Research Ethics Committee — makes decisions regarding the approval or otherwise of Applications for Research and Evaluation at SDN in accordance with ethical principles identified in the Guidelines for Research and Evaluation at SDN, monitors compliance by those granted approval, and provides advice on policies and procedures relating to research and evaluation at SDN.
Ad hoc Property Committee — assists and advises the SDN Board in fulfilling its responsibilities in decision making regarding any proposed major development and/or divestment of specific properties owned by SDN.
Board selection and evaluation
The Boards regularly review their composition to ensure that the mix of skills, experience, diversity and values alignment is appropriate, having regard to the SDN group’s history, philosophy, values and strategic direction. Through the Governance and Remuneration Committee, the Boards have in place a process for identifying the skills and experience needed within each Board and for seeking new directors in line with SDN's values and purpose. The Boards deliberately seek people with experience in strategy, risk management, law, finance, general management and the sectors in which SDN works.
The SDN Board has instituted succession planning in relation to membership of both boards, and board and committee chairs. Succession planning is the responsibility of the Governance and Remuneration Committee (in discussion with the SDN President), with final approval given by the relevant Boards.
The Boards conduct regular reviews of various aspects of their work, including performance, policies and practices, with the most recent being during 2021. Recommendations arising from this review were addressed throughout the year by the relevant Boards and committees.
Training and development
Both Boards are committed to director induction and professional development and SDN has a budget for such development. SDN has formalised its induction program for new directors for both boards, and following a survey of directors to identify preferred topics for education, a director education calendar was implemented from 2021. Board members also attend training courses that are approved on a case-by-case basis by the President, with directors supported to complete the AICD Company Directors course and other governance courses as identified.
Directors serve on a voluntary basis and do not receive remuneration. They can be reimbursed for a reasonable amount of expenses directly related to board activities.
Board Governance Charters
The SDN and CFS Boards each have a Governance Charter that outlines the responsibilities and duties of each board and its directors and are regularly reviewed. The Governance Charter includes the boards’ terms of reference, and their approach to key corporate governance issues (such as board structure and composition, relationship between the boards and the CEO and management, powers retained by each board, board meeting procedures, board evaluation, and director insurance and development). They also set out responsibilities of directors concerning risk management and financial management, and approaches to dealing with conflict of interest. The SDN Governance Charter includes details about the requirements for the nomination of company Members.
Policies and procedures
The SDN group works within a regulatory framework that requires compliance with a range of legislation and regulations, including work health and safety and the Children’s Education and Care National Quality Framework. It is essential that the SDN group is able to demonstrate that it has the required policies and procedures in place, but also that it is meeting and preferably exceeding the requirements of those policies and procedures.

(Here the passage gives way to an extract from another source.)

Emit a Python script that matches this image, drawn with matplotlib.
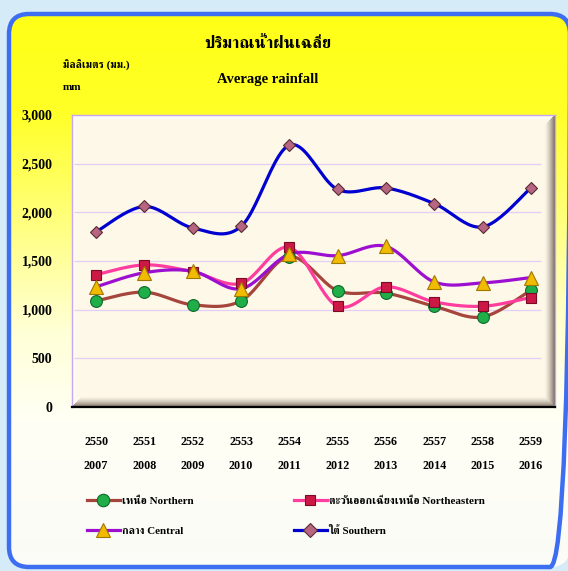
import numpy as np
import matplotlib
matplotlib.use('Agg')
import matplotlib.pyplot as plt
from matplotlib.patches import FancyBboxPatch
from matplotlib.lines import Line2D
from matplotlib import font_manager
from matplotlib.ft2font import FT2Font
import matplotlib.transforms as mtrans

# ---------------- data ----------------
be_years = ['2550', '2551', '2552', '2553', '2554', '2555', '2556', '2557', '2558', '2559']
ce_years = ['2007', '2008', '2009', '2010', '2011', '2012', '2013', '2014', '2015', '2016']
northern = [1090, 1180, 1050, 1090, 1545, 1195, 1170, 1035, 925, 1200]
northeastern = [1360, 1460, 1390, 1270, 1640, 1035, 1235, 1080, 1035, 1125]
central = [1235, 1380, 1395, 1215, 1570, 1555, 1650, 1285, 1275, 1330]
southern = [1800, 2060, 1840, 1855, 2690, 2235, 2250, 2090, 1850, 2250]
y_ticks = [0, 500, 1000, 1500, 2000, 2500, 3000]
series_names = ['เหนือ Northern', 'ตะวันออกเฉียงเหนือ Northeastern', 'กลาง Central', 'ใต้ Southern']
title_th = 'ปริมาณน้ำฝนเฉลี่ย'
title_en = 'Average rainfall'
unit_th = 'มิลลิเมตร (มม.)'
unit_en = 'mm'

# ---------------- fonts ----------------
def find_thai_font():
    found = []
    for fe in font_manager.fontManager.ttflist:
        try:
            cm = FT2Font(fe.fname).get_charmap()
        except Exception:
            continue
        if 0x0E1B in cm and 0x0E34 in cm:
            found.append(fe)
    if not found:
        return 'DejaVu Sans'
    def score(fe):
        s = 0
        if 'serif' in fe.name.lower() and 'sans' not in fe.name.lower():
            s += 2
        if fe.weight in ('bold', 700) or str(fe.weight) == '700':
            s += 1
        return -s
    found.sort(key=score)
    return found[0].name

thai_font = find_thai_font()
SERIF = 'Liberation Serif'
FAM = [SERIF, thai_font, 'DejaVu Sans']

W, H = 568, 571
fig = plt.figure(figsize=(W / 100, H / 100), dpi=100)
fig.patch.set_facecolor('#d5ebf8')

# background axes in pixel coords
bg = fig.add_axes([0, 0, 1, 1])
bg.set_xlim(0, W)
bg.set_ylim(H, 0)
bg.axis('off')
bg.set_zorder(0)

PX, PY, PW, PH = 9, 14, 561, 553
panel = FancyBboxPatch((PX, PY), PW, PH, boxstyle='round,pad=0,rounding_size=20',
                       facecolor='none', edgecolor='#3d6ef2', lw=3.2, zorder=3)
bg.add_patch(panel)

# vertical gradient yellow -> white
rows = np.arange(H)
stops_y = [0, 110, 230, 330, 420, H]
stops_b = [0.08, 0.15, 0.52, 0.84, 0.96, 0.97]
b = np.interp(rows, stops_y, stops_b)
rg = np.interp(rows, [0, 420, H], [1.0, 1.0, 0.985])
grad = np.zeros((H, 1, 3))
grad[:, 0, 0] = rg
grad[:, 0, 1] = rg
grad[:, 0, 2] = b
im = bg.imshow(grad, extent=[0, W, H, 0], aspect='auto', zorder=1)
clip = FancyBboxPatch((PX, PY), PW, PH, boxstyle='round,pad=0,rounding_size=20',
                      facecolor='none', edgecolor='none', transform=bg.transData)
im.set_clip_path(clip)

# plot area with bevel
L, R, T, B = 72, 555, 115, 407
pw, ph = R - L, B - T
xx, yy = np.meshgrid(np.arange(pw) + 0.5, np.arange(ph) + 0.5)
dl, dr, dt, db = xx, pw - xx, yy, ph - yy
base = np.array([253, 248, 232]) / 255.0
dark = np.array([118, 104, 92]) / 255.0
white = np.array([1.0, 1.0, 1.0])
img = np.ones((ph, pw, 3)) * base
band = 11.0
dmin = np.minimum(np.minimum(dl, dr), np.minimum(dt, db))
f_dark = np.where((np.minimum(dr, db) == dmin) & (dmin < band), (1 - dmin / band) ** 1.6, 0)
f_white = np.where((np.minimum(dl, dt) == dmin) & (dmin < 6) & (f_dark == 0), (1 - dmin / 6) * 0.8, 0)
img = img * (1 - f_dark[..., None]) + dark * f_dark[..., None]
img = img * (1 - f_white[..., None]) + white * f_white[..., None]
bg.imshow(img, extent=[L, R, B, T], aspect='auto', zorder=2, interpolation='bilinear')

# main axes
ax = fig.add_axes([L / W, 1 - B / H, pw / W, ph / H])
ax.set_zorder(2)
ax.patch.set_alpha(0)
ax.set_xlim(-0.5, 9.5)
ax.set_ylim(0, 3000)
for s in ['left', 'top', 'right']:
    ax.spines[s].set_color('#c9a6f2')
    ax.spines[s].set_linewidth(1.0)
ax.spines['bottom'].set_color('#000000')
ax.spines['bottom'].set_linewidth(1.6)
ax.hlines(y_ticks[1:], -0.45, 9.22, colors='#e4cdf7', lw=0.9, zorder=1)
ax.set_yticks(y_ticks)
ax.set_yticklabels([f'{v:,}' for v in y_ticks], fontfamily=SERIF, fontweight='bold', fontsize=10)
ax.tick_params(axis='y', length=0, pad=14)
ax.set_xticks([])

x = np.arange(len(be_years))

def smooth(xs, ys, n=24):
    P = np.column_stack([xs, ys]).astype(float)
    out = []
    for i in range(len(P) - 1):
        p0 = P[i - 1] if i > 0 else P[i]
        p1, p2 = P[i], P[i + 1]
        p3 = P[i + 2] if i + 2 < len(P) else P[i + 1]
        c1 = p1 + (p2 - p0) / 6.0
        c2 = p2 - (p3 - p1) / 6.0
        t = np.linspace(0, 1, n)[:, None]
        seg = ((1 - t) ** 3) * p1 + 3 * ((1 - t) ** 2) * t * c1 + 3 * (1 - t) * t ** 2 * c2 + t ** 3 * p2
        out.append(seg if i == 0 else seg[1:])
    out = np.vstack(out)
    return out[:, 0], out[:, 1]

styles = [
    dict(data=northern, lc='#a5453c', marker='o', mfc='#1fae48', mec='#0d6a2a', ms=8.5),
    dict(data=northeastern, lc='#ff3d9e', marker='s', mfc='#cc1845', mec='#7a0a25', ms=7),
    dict(data=central, lc='#9d0fd0', marker='^', mfc='#f0bb00', mec='#a07800', ms=9.5),
    dict(data=southern, lc='#0000d0', marker='D', mfc='#b66680', mec='#5a2a35', ms=6.5),
]
for st in styles:
    sx, sy = smooth(x, st['data'])
    ax.plot(sx, sy, color=st['lc'], lw=2.3, zorder=3, solid_capstyle='round')
for st in styles:
    ax.plot(x, st['data'], ls='none', marker=st['marker'], ms=st['ms'], mfc=st['mfc'],
            mec=st['mec'], mew=0.8, zorder=4)

# x labels (two rows)
tr = mtrans.blended_transform_factory(ax.transData, bg.transData)
for i in range(len(be_years)):
    ax.text(x[i], 442, be_years[i], transform=tr, ha='center', va='center',
            fontfamily=SERIF, fontweight='bold', fontsize=8.7, clip_on=False)
    ax.text(x[i], 466, ce_years[i], transform=tr, ha='center', va='center',
            fontfamily=SERIF, fontweight='bold', fontsize=8.7, clip_on=False)

# titles
bg.text(268, 44, title_th, ha='center', va='center', family=FAM, fontweight='bold', fontsize=12, zorder=5)
bg.text(268, 79, title_en, ha='center', va='center', family=FAM, fontweight='bold', fontsize=10.5, zorder=5)
bg.text(63, 65, unit_th, ha='left', va='center', family=FAM, fontweight='bold', fontsize=7.8, zorder=5)
bg.text(63, 88, unit_en, ha='left', va='center', family=FAM, fontweight='bold', fontsize=8, zorder=5)

# legend (one per entry, positioned)
anchors = [(87, 501), (294, 501), (87, 531), (294, 531)]
for st, name, (px, py) in zip(styles, series_names, anchors):
    h = Line2D([], [], color=st['lc'], lw=2.3, marker=st['marker'], ms=st['ms'] + 0.5,
               mfc=st['mfc'], mec=st['mec'], mew=0.8)
    fig.legend([h], [name], loc='center left', bbox_to_anchor=(px / W, 1 - py / H),
               frameon=False, borderpad=0, borderaxespad=0, handlelength=3.0,
               handletextpad=0.15, prop=dict(family=FAM, weight='bold', size=7.9))

fig.savefig('out.png', dpi=100, facecolor=fig.get_facecolor())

SDN’s high level and operational policies and procedures are reviewed and approved by the Senior Leadership Team on a rolling schedule, and new policies and procedures continue to be developed as gaps are identified. High level policies are regularly reviewed by the SDN Board according to an agreed calendar.
Conflict of interest
It is expected that board directors will be sensitive to any conflict of interest that may arise. Directors are required to disclose and declare the following to their board:
- Any existing or potential conflict of interest including any material personal interest, as defined in the relevant Constitution and the Corporations Act
- Any direct or indirect interest in contracts with SDN or CFS
- Any related party transaction.
Depending upon the nature of the conflict of interest, a director may need to leave a board meeting where a matter relating to the conflict is being discussed or voted upon.
The SDN Board has established a Register of Directors’ interests and records therein any conflicts that apply. The Register is a standing agenda item at the beginning of all SDN Board meetings. The Senior Leadership Team also maintains a register of interests which is reviewed quarterly at a Senior Leadership Team meeting.
Risk and compliance
The Boards are responsible for ensuring that adequate measures are in place to manage risk. Risk information is regularly reported to the Board through the Board Papers, CEO’s Reports, the Risk and Audit Committee’s minutes and reports and ad hoc in the event of a serious incident, breach or emerging risk.

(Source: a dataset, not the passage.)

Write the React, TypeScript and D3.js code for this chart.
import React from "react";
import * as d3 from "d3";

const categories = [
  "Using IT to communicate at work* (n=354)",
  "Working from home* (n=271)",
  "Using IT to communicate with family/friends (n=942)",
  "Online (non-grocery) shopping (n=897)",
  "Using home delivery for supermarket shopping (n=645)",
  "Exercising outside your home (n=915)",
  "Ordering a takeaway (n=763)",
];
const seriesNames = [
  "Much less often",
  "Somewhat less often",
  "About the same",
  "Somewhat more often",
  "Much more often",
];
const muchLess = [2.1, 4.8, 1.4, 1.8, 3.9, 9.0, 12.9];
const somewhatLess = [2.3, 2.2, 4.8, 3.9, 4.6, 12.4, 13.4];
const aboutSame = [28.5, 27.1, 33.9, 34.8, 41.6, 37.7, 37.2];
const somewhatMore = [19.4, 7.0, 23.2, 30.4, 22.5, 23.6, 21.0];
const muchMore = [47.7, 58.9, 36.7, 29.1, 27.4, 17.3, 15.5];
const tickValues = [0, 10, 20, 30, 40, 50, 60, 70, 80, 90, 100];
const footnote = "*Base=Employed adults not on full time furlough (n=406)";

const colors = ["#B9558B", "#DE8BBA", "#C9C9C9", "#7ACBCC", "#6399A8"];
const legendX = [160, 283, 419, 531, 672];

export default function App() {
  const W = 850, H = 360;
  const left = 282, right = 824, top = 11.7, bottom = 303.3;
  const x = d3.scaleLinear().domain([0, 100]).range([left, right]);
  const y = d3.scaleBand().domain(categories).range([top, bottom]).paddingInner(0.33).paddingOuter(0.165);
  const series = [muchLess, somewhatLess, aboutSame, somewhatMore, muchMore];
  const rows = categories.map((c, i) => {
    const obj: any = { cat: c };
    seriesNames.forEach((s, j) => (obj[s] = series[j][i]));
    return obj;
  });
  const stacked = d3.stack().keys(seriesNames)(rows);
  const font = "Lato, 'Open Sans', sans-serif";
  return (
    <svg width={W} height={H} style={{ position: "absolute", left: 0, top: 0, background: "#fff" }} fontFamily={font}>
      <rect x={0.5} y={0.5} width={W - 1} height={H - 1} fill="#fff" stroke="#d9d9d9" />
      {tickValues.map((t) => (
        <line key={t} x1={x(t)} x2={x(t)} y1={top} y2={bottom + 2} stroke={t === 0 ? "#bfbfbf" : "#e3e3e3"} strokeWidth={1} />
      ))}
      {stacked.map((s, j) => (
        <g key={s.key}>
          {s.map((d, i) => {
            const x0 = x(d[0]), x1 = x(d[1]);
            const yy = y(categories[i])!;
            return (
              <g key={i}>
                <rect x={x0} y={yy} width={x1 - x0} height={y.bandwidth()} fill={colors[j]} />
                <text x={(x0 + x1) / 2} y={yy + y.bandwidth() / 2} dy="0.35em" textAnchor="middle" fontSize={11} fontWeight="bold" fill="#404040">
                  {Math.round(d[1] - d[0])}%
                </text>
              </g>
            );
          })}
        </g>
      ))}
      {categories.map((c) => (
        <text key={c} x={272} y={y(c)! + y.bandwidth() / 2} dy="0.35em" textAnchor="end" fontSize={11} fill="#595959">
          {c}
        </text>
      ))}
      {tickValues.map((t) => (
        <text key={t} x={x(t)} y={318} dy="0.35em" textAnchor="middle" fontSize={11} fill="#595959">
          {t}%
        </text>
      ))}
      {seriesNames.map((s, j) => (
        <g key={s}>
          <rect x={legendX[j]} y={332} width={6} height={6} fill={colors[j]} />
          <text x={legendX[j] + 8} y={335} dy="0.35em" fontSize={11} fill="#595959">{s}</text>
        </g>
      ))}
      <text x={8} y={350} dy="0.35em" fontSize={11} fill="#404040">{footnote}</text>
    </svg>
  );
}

The Board’s Risk and Audit Committee assists and advises the Board in the effective discharge of its responsibilities in the areas of statutory reporting, internal controls systems, risk management systems, insurance and legal proceedings and the external audit functions.
The SDN Board’s Risk and Audit Committee meets at least four times each year, and reviews the SDN group’s organisation-wide Risk Management Register which records the risks which would have a significant impact on the organisation should they be realised. The Committee is also responsible for reviewing and recommending approval to the Board of the Risk Management Framework and the Risk Appetite.
SDN has a Business Continuity Plan in place that is linked with specific disaster recovery and crisis management plans and is reviewed annually.
Work Health and Safety
The SDN group is committed to providing a safe and healthy environment and to promoting wellbeing across the whole SDN group.
SDN has adopted a Work Health and Safety Management System, (WHMS) which consists of a set of plans, actions and procedures to systematically manage health and safety so that SDN:
- Provides a safe and healthy workplace and prevents/reduces illness and injury
- Identifies workplace hazards, and assesses and controls risks
- Managers, supervisors and employees and their representatives are actively involved in health and safety matters
- Provides information and training for employees at all levels so they can work safely.
- Conducts regular audits and reviews of its WHS system.